* [YOUR GOAL]: Repeat the material exactly from its first line to the line that includes "d3.scaleLinear().domain([2.0e-4, 5.0e-4]).range([h, 0]);". Skip pictures.

* [COLLECTED DATA]:
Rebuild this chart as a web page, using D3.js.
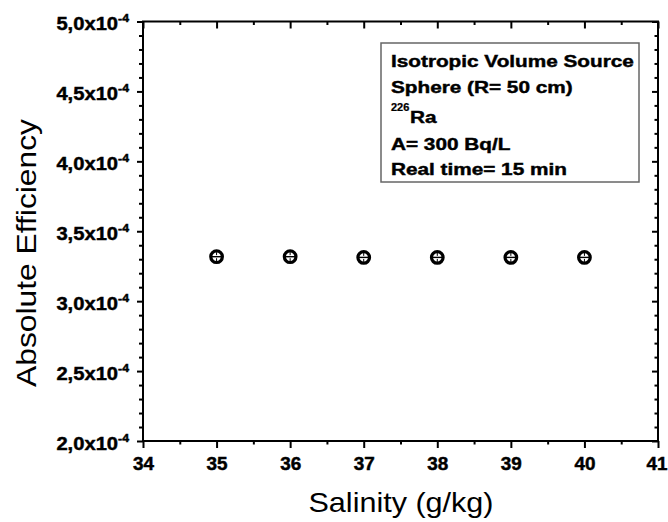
<!DOCTYPE html>
<html>
<head>
<meta charset="utf-8">
<script src="https://cdn.jsdelivr.net/npm/d3@7"></script>
<style>
  body { margin: 0; background: #fff; }
  svg { font-family: "Liberation Sans", Arial, sans-serif; }
  .bold { font-weight: bold; stroke: #000; stroke-width: 0.45px; }
</style>
</head>
<body>
<div id="chart"></div>
<script>
// data
const salinity = [35, 36, 37, 38, 39, 40];
const efficiency = [3.318e-4, 3.318e-4, 3.313e-4, 3.313e-4, 3.313e-4, 3.313e-4];

const xTicks = [34, 35, 36, 37, 38, 39, 40, 41];
const xMinor = [34.5, 35.5, 36.5, 37.5, 38.5, 39.5, 40.5];
const yTicks = [2.0e-4, 2.5e-4, 3.0e-4, 3.5e-4, 4.0e-4, 4.5e-4, 5.0e-4];
const yMinor = d3.range(2.1, 5.0, 0.1).map(d => d * 1e-4).filter(d => Math.round(d * 1e5) % 5 !== 0);

const legendLines = ["Isotropic Volume Source", "Sphere (R= 50 cm)", "Ra", "A= 300 Bq/L", "Real time= 15 min"];

const width = 668, height = 522;
const margin = { left: 143, right: 10, top: 21.5, bottom: 81 };
const w = width - margin.left - margin.right;
const h = height - margin.top - margin.bottom;

const x = d3.scaleLinear().domain([34, 41]).range([0, w]);
const y = d3.scaleLinear().domain([2.0e-4, 5.0e-4]).range([h, 0]);

const svg = d3.select("#chart").append("svg")
  .attr("width", width)
  .attr("height", height);

const g = svg.append("g")
  .attr("transform", "translate(" + [margin.left, margin.top] + ")");

function styleAxis(sel) {
  sel.select(".domain").remove();
  sel.selectAll("line").attr("stroke", "#000").attr("stroke-width", 2);
}

// bottom axis (ticks outside)
g.append("g").attr("transform", "translate(0," + h + ")")
  .call(d3.axisBottom(x).tickValues(xTicks).tickSize(7).tickSizeOuter(0).tickFormat(""))
  .call(styleAxis)
  .selectAll(".tick").append("text")
  .attr("class", "bold")
  .attr("transform", d => "translate(" + (d === 41 ? -1.5 : 0) + ",29) scale(1.05,1)")
  .attr("text-anchor", "middle")
  .attr("fill", "#000")
  .style("font-size", "18px")
  .text(d => d);
g.append("g").attr("transform", "translate(0," + h + ")")
  .call(d3.axisBottom(x).tickValues(xMinor).tickSize(3.5).tickSizeOuter(0).tickFormat(""))
  .call(styleAxis);

// top axis (ticks inside)
g.append("g")
  .call(d3.axisBottom(x).tickValues(xTicks).tickSize(7).tickSizeOuter(0).tickFormat(""))
  .call(styleAxis);
g.append("g")
  .call(d3.axisBottom(x).tickValues(xMinor).tickSize(3.5).tickSizeOuter(0).tickFormat(""))
  .call(styleAxis);

// left axis (ticks outside)
const yl = g.append("g")
  .call(d3.axisLeft(y).tickValues(yTicks).tickSize(6).tickSizeOuter(0).tickFormat(""))
  .call(styleAxis);
const lab = yl.selectAll(".tick").append("text")
  .attr("class", "bold")
  .attr("transform", "translate(-14,8) scale(1.12,1)")
  .attr("text-anchor", "end")
  .attr("fill", "#000")
  .style("font-size", "18px");
lab.append("tspan").text(d => (d * 1e4).toFixed(1).replace(".", ",") + "x10");
lab.append("tspan").attr("dy", -8).style("font-size", "11px").text("-4");
g.append("g")
  .call(d3.axisLeft(y).tickValues(yMinor).tickSize(4).tickSizeOuter(0).tickFormat(""))
  .call(styleAxis);

// right axis (ticks inside)
g.append("g").attr("transform", "translate(" + w + ",0)")
  .call(d3.axisLeft(y).tickValues(yTicks).tickSize(6).tickSizeOuter(0).tickFormat(""))
  .call(styleAxis);
g.append("g").attr("transform", "translate(" + w + ",0)")
  .call(d3.axisLeft(y).tickValues(yMinor).tickSize(3.5).tickSizeOuter(0).tickFormat(""))
  .call(styleAxis);

// frame
g.append("rect")
  .attr("width", w).attr("height", h)
  .attr("fill", "none").attr("stroke", "#000").attr("stroke-width", 2);

// markers
const pts = g.selectAll(".pt")
  .data(salinity.map((s, i) => [s, efficiency[i]]))
  .enter().append("g")
  .attr("class", "pt")
  .attr("transform", d => "translate(" + [x(d[0]), y(d[1])] + ")");
pts.append("circle").attr("r", 5.8).attr("fill", "none").attr("stroke", "#000").attr("stroke-width", 3.2);
pts.append("line").attr("x1", -5).attr("x2", 5).attr("stroke", "#000").attr("stroke-width", 1.4);
pts.append("line").attr("y1", -4.5).attr("y2", -1.5).attr("stroke", "#000").attr("stroke-width", 1);
pts.append("line").attr("y1", 1.5).attr("y2", 4.5).attr("stroke", "#000").attr("stroke-width", 1);

// legend box
svg.append("rect")
  .attr("x", 381).attr("y", 43).attr("width", 258).attr("height", 139)
  .attr("fill", "#fff").attr("stroke", "#666").attr("stroke-width", 1.5);
const baselines = [67, 93, 123, 150, 175];
legendLines.forEach((t, i) => {
  svg.append("text")
    .attr("class", "bold")
    .attr("transform", "translate(" + [i === 2 ? 410 : 391, baselines[i]] + ") scale(1.2,1)")
    .style("font-size", "17.3px")
    .text(t);
});
svg.append("text")
  .attr("class", "bold")
  .style("stroke-width", "0.25px")
  .attr("transform", "translate(391,111) scale(1.1,1)")
  .style("font-size", "10px")
  .text("226");

// axis titles
svg.append("text")
  .attr("x", 401).attr("y", 512)
  .attr("text-anchor", "middle")
  .attr("textLength", 185).attr("lengthAdjust", "spacingAndGlyphs")
  .style("font-size", "28px")
  .text("Salinity (g/kg)");
svg.append("text")
  .attr("transform", "translate(36,253) rotate(-90)")
  .attr("text-anchor", "middle")
  .attr("textLength", 268).attr("lengthAdjust", "spacingAndGlyphs")
  .style("font-size", "28px")
  .text("Absolute Efficiency");
</script>
</body>
</html>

* [RESPONSE]:
Rebuild this chart as a web page, using D3.js.
<!DOCTYPE html>
<html>
<head>
<meta charset="utf-8">
<script src="https://cdn.jsdelivr.net/npm/d3@7"></script>
<style>
  body { margin: 0; background: #fff; }
  svg { font-family: "Liberation Sans", Arial, sans-serif; }
  .bold { font-weight: bold; stroke: #000; stroke-width: 0.45px; }
</style>
</head>
<body>
<div id="chart"></div>
<script>
// data
const salinity = [35, 36, 37, 38, 39, 40];
const efficiency = [3.318e-4, 3.318e-4, 3.313e-4, 3.313e-4, 3.313e-4, 3.313e-4];

const xTicks = [34, 35, 36, 37, 38, 39, 40, 41];
const xMinor = [34.5, 35.5, 36.5, 37.5, 38.5, 39.5, 40.5];
const yTicks = [2.0e-4, 2.5e-4, 3.0e-4, 3.5e-4, 4.0e-4, 4.5e-4, 5.0e-4];
const yMinor = d3.range(2.1, 5.0, 0.1).map(d => d * 1e-4).filter(d => Math.round(d * 1e5) % 5 !== 0);

const legendLines = ["Isotropic Volume Source", "Sphere (R= 50 cm)", "Ra", "A= 300 Bq/L", "Real time= 15 min"];

const width = 668, height = 522;
const margin = { left: 143, right: 10, top: 21.5, bottom: 81 };
const w = width - margin.left - margin.right;
const h = height - margin.top - margin.bottom;

const x = d3.scaleLinear().domain([34, 41]).range([0, w]);
const y = d3.scaleLinear().domain([2.0e-4, 5.0e-4]).range([h, 0]);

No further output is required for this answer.